With next week’s FERC meeting on SEEM proposal, the question is back on the table: will FERC approve a group of southeast utilities’ proposal for organizing a market? This fall is the first legislative session across the US and other states where the discussion is around clean energy and what incentives are needed for utilities to deploy more renewables. With the Biden administration’s “Build Back Better” model around infrastructure, will US Congress see a need to mandate organized markets, since we know corporate renewable energy buyers need regulatory stability in the marketplace?
A US senator’s proposal incentivizes utilities to shift to renewables using union workers counter a competitive energy market construct. Competitive energy markets have proven their worth even with voluntary utility participation. It is time to make energy markets mandatory.
Read more: The latest on SEEM, FERC, and the impact on renewable energy
Will FERC Approve SEEM?
The story on what southeast utilities would do if FERC does not approve their proposal is unwritten. FERC could ask SEEM proponents to go back to the drawing board and include governance, stakeholder participation, market monitor, and price transparency, to name a few organized market principles. Or FERC could approve SEEM since the utilities say their purpose is to interconnect more renewables.
How can FERC say no to utilities who want to organize themselves in a market construct? Midwest ISO became the first Regional Transmission Organization (RTO) in December 2001 when MISO Transmission Owners formed an agreement to organize similar to southeast utilities. But the key difference with Midwest ISO, which is Midcontinent ISO now, is, right from the start, the ISO had stakeholder committee structure and Board governance, including independent market monitoring. That structure takes a lot of scope, schedule, and budget.
How about we Build Back Better markets?
While President Biden and the energy secretary visit the national labs and showcase their “build back better” agenda, it is time to consider whether we need to give our market operators more teeth in regions that already have organized markets.
What is true for corporate buyers is true for consumers in general, which is a stable set of rules that identifies transmission studies that enable faster renewable integrations. Corporate buyers of renewable energy bring economies of scale that are a healthy compromise between utility-scale and residential-scale renewable projects.

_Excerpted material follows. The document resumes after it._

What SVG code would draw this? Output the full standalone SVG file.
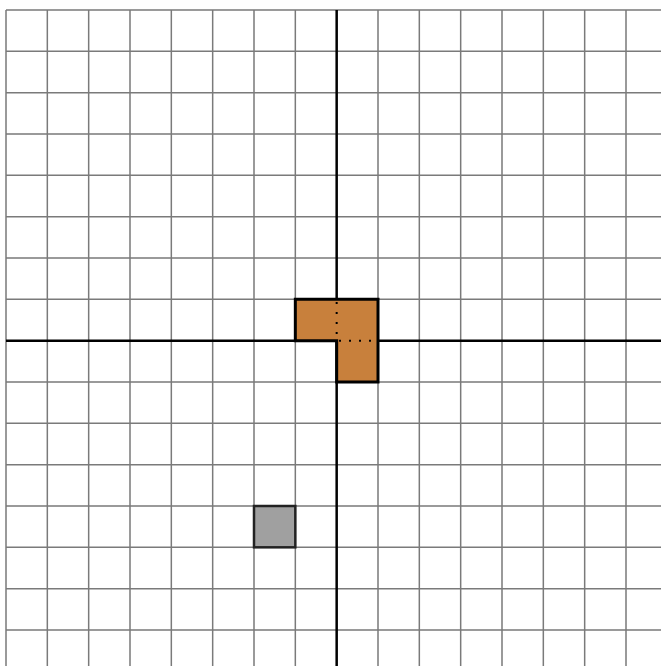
<svg xmlns="http://www.w3.org/2000/svg" width="661" height="666" viewBox="0 0 661 666">
<style>
.grid{stroke:#7a7a7a;stroke-width:1.5;fill:none}
.axis{stroke:#000;stroke-width:2.5;fill:none}
.shape{stroke:#000;stroke-width:3;stroke-linejoin:miter}
.dot{stroke:#000;stroke-width:2;stroke-dasharray:2,8;fill:none}
</style>
<rect width="661" height="666" fill="#fff"/>
<g id="grid" class="grid">
<path d="M6,10V666M47.33,10V666M88.67,10V666M130,10V666M171.33,10V666M212.67,10V666M254,10V666M295.33,10V666M378,10V666M419.33,10V666M460.67,10V666M502,10V666M543.33,10V666M584.67,10V666M626,10V666"/>
<path d="M6,10H661M6,51.33H661M6,92.67H661M6,134H661M6,175.33H661M6,216.67H661M6,258H661M6,299.33H661M6,382H661M6,423.33H661M6,464.67H661M6,506H661M6,547.33H661M6,588.67H661M6,630H661"/>
</g>
<g id="axes" class="axis">
<path d="M336.67,10V666M6,340.67H661"/>
</g>
<g id="gray-cell">
<rect x="254" y="506" width="41.33" height="41.33" fill="#a0a0a0" stroke="#222" stroke-width="2.5"/>
</g>
<g id="orange-piece">
<path class="shape" fill="#c8803c" d="M295.33,299.33H378V382H336.67V340.67H295.33Z"/>
<path class="dot" d="M336.67,302V340.67M339,340.67H378"/>
</g>
</svg>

Utility-scale renewable projects need high voltage transmission capacity to interconnect, which takes, on average, 10 years to build, if approved today. Residential-scale distributed renewable projects need distribution feeder upgrades to accommodate bidirectional energy flows.
FERC has opened doors on both fronts with an Advanced Notice of Proposed Rulemaking on transmission planning and generator interconnection and an Order 2222 on distributed energy resources aggregation. But FERC needs the backing of US Congress to mandate RTOs to execute on this administration’s vision to integrate more renewables.
Will US Congress mandate organized markets?
It remains to be seen whether the US congress would tackle the hard issue of mandating organized markets across the country because renewables are not scalable if developers face multiple regulatory approvals. It might be time to bring back former FERC Commissioner Pat Wood’s Standard Market Design, which was ahead of its time in the early 2000s.
The US Congress can achieve multiple energy policy goals with a standard market design, leveraging the experience gained by current market operators. If the entire continental US is under organized markets, renewable developers and corporate buyers pay more attention to their core business of putting together renewable deals instead of following RTO committees.
Record-breaking solar interconnection requests at RTOs are quickly becoming yesterday’s news in the energy world. The energy storage requests are today’s news, as the figure below indicates. PJM has more than 40,000 MW of energy storage requests waiting to be studied. The expertise to study these storage resources, which inject energy when they discharge and draw energy when they charge on the transmission grid, resides at RTOs. Hence by mandating RTO participation, the US Congress will be doing renewable project developers a favor because RTOs can churn out studies faster in study cycles like MISO.
What about Clean Electricity Payment Program?
Senator Tina Smith’s proposal on clean electricity standards, specifically the clean electricity payment program, is catching much press because it incentivizes utilities to use organized labor to integrate more renewables. If utilities don’t integrate more renewables, then they get penalized.
This proposal puts more pressure on utilities to organize themselves in market constructs such as SEEM because what will the utilities do with excess renewable energy? Those utilities cannot simply dump the excess energy on their neighbor’s transmission system without reserving transmission capacity.
This transmission reservation is not an issue in an energy market because all parties share the transmission system and depend on the independent grid manager to schedule network service. If an interconnection customer has a non-firm service, they get curtailed. The point is, the rules are transparent in the marketplace. Hence focusing on mandating organized markets enables renewables integration.
Conclusion
FERC is willing to work towards reforming interconnection rules and transmission planning protocols. But FERC needs help from US Congress. Unless utilities are mandated to participate in organized markets, there will be proposals such as SEEM, which may not go the whole nine yards in a market structure. With more renewables on the grid at both utility-scale and distributed-scale, it is time to make market participation mandatory.